■ **Exercise instructions**
Quote every line below exactly and skip any picture.

-- Start Source material --

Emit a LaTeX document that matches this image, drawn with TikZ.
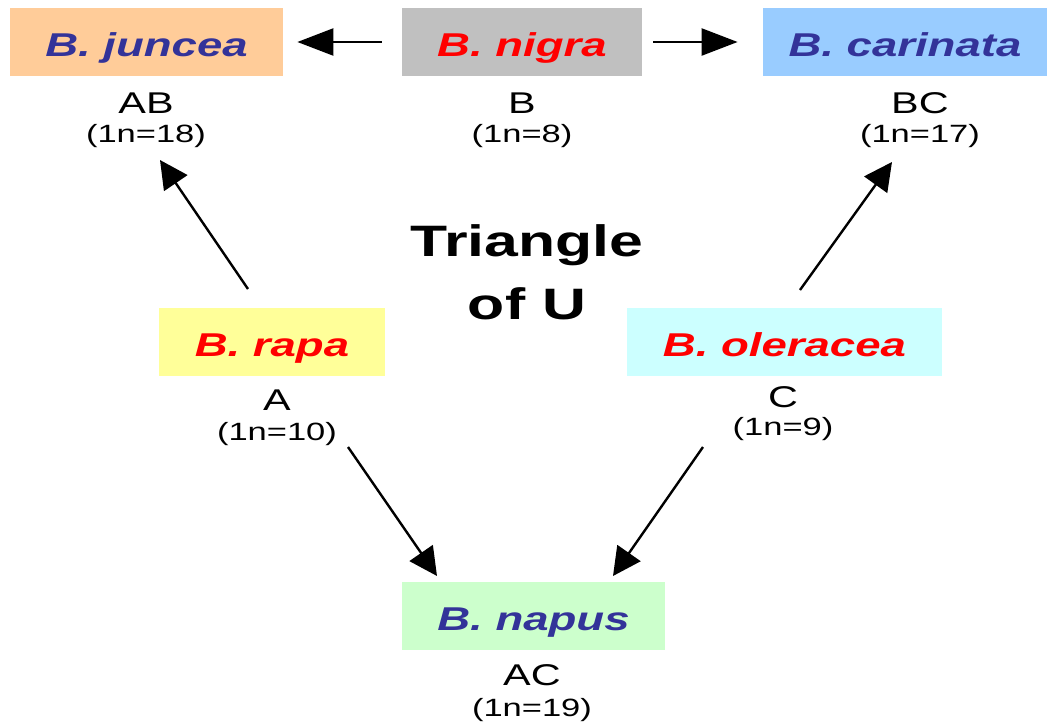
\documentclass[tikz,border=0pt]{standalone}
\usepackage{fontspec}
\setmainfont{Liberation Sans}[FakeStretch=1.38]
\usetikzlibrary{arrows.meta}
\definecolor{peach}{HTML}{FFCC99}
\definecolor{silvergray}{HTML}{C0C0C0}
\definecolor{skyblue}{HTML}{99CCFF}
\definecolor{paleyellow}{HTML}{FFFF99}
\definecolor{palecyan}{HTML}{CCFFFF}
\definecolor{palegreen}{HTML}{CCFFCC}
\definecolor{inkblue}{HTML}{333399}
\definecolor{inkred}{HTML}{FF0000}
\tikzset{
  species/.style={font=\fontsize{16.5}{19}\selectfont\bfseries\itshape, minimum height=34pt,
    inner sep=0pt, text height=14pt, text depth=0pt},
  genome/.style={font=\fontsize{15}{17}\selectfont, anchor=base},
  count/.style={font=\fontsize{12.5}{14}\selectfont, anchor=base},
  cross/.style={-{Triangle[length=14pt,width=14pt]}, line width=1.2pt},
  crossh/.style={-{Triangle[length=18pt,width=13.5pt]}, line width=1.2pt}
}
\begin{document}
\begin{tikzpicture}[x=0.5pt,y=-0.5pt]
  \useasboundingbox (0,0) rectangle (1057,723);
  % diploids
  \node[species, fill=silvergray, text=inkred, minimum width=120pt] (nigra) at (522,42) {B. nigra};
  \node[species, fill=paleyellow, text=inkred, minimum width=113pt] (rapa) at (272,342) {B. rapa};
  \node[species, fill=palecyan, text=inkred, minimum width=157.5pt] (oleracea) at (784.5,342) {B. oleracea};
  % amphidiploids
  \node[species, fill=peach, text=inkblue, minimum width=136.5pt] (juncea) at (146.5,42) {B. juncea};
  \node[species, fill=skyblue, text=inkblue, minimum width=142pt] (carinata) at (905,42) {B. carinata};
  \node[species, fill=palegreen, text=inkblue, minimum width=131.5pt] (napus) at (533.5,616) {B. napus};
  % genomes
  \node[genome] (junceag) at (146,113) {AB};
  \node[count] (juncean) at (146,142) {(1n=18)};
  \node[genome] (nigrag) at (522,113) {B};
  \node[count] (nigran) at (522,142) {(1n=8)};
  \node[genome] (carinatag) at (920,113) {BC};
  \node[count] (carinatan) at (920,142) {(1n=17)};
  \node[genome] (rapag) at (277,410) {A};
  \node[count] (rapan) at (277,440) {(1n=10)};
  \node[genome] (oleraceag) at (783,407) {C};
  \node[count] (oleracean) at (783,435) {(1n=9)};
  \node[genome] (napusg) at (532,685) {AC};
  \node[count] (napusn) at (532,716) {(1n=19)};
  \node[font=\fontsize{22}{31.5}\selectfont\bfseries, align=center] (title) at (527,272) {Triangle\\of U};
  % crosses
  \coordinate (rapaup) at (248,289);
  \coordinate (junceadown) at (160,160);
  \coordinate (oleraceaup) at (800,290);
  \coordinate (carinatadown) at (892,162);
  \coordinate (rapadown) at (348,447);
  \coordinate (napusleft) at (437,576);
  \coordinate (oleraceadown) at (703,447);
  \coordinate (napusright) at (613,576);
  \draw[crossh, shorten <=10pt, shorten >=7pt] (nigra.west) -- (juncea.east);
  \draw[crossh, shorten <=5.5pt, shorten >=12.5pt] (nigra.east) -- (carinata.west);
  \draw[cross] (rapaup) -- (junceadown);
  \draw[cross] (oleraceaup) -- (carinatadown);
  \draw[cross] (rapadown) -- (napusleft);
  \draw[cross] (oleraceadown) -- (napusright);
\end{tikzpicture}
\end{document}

-- End Source material --

■ **Written response**
Emit a LaTeX document that matches this image, drawn with TikZ.
\documentclass[tikz,border=0pt]{standalone}
\usepackage{fontspec}
\setmainfont{Liberation Sans}[FakeStretch=1.38]
\usetikzlibrary{arrows.meta}
\definecolor{peach}{HTML}{FFCC99}
\definecolor{silvergray}{HTML}{C0C0C0}
\definecolor{skyblue}{HTML}{99CCFF}
\definecolor{paleyellow}{HTML}{FFFF99}
\definecolor{palecyan}{HTML}{CCFFFF}
\definecolor{palegreen}{HTML}{CCFFCC}
\definecolor{inkblue}{HTML}{333399}
\definecolor{inkred}{HTML}{FF0000}
\tikzset{
  species/.style={font=\fontsize{16.5}{19}\selectfont\bfseries\itshape, minimum height=34pt,
    inner sep=0pt, text height=14pt, text depth=0pt},
  genome/.style={font=\fontsize{15}{17}\selectfont, anchor=base},
  count/.style={font=\fontsize{12.5}{14}\selectfont, anchor=base},
  cross/.style={-{Triangle[length=14pt,width=14pt]}, line width=1.2pt},
  crossh/.style={-{Triangle[length=18pt,width=13.5pt]}, line width=1.2pt}
}
\begin{document}
\begin{tikzpicture}[x=0.5pt,y=-0.5pt]
  \useasboundingbox (0,0) rectangle (1057,723);
  % diploids
  \node[species, fill=silvergray, text=inkred, minimum width=120pt] (nigra) at (522,42) {B. nigra};
  \node[species, fill=paleyellow, text=inkred, minimum width=113pt] (rapa) at (272,342) {B. rapa};
  \node[species, fill=palecyan, text=inkred, minimum width=157.5pt] (oleracea) at (784.5,342) {B. oleracea};
  % amphidiploids
  \node[species, fill=peach, text=inkblue, minimum width=136.5pt] (juncea) at (146.5,42) {B. juncea};
  \node[species, fill=skyblue, text=inkblue, minimum width=142pt] (carinata) at (905,42) {B. carinata};
  \node[species, fill=palegreen, text=inkblue, minimum width=131.5pt] (napus) at (533.5,616) {B. napus};
  % genomes
  \node[genome] (junceag) at (146,113) {AB};
  \node[count] (juncean) at (146,142) {(1n=18)};
  \node[genome] (nigrag) at (522,113) {B};
  \node[count] (nigran) at (522,142) {(1n=8)};
  \node[genome] (carinatag) at (920,113) {BC};
  \node[count] (carinatan) at (920,142) {(1n=17)};
  \node[genome] (rapag) at (277,410) {A};
  \node[count] (rapan) at (277,440) {(1n=10)};
  \node[genome] (oleraceag) at (783,407) {C};
  \node[count] (oleracean) at (783,435) {(1n=9)};
  \node[genome] (napusg) at (532,685) {AC};
  \node[count] (napusn) at (532,716) {(1n=19)};
  \node[font=\fontsize{22}{31.5}\selectfont\bfseries, align=center] (title) at (527,272) {Triangle\\of U};
  % crosses
  \coordinate (rapaup) at (248,289);
  \coordinate (junceadown) at (160,160);
  \coordinate (oleraceaup) at (800,290);
  \coordinate (carinatadown) at (892,162);
  \coordinate (rapadown) at (348,447);
  \coordinate (napusleft) at (437,576);
  \coordinate (oleraceadown) at (703,447);
  \coordinate (napusright) at (613,576);
  \draw[crossh, shorten <=10pt, shorten >=7pt] (nigra.west) -- (juncea.east);
  \draw[crossh, shorten <=5.5pt, shorten >=12.5pt] (nigra.east) -- (carinata.west);
  \draw[cross] (rapaup) -- (junceadown);
  \draw[cross] (oleraceaup) -- (carinatadown);
  \draw[cross] (rapadown) -- (napusleft);
  \draw[cross] (oleraceadown) -- (napusright);
\end{tikzpicture}
\end{document}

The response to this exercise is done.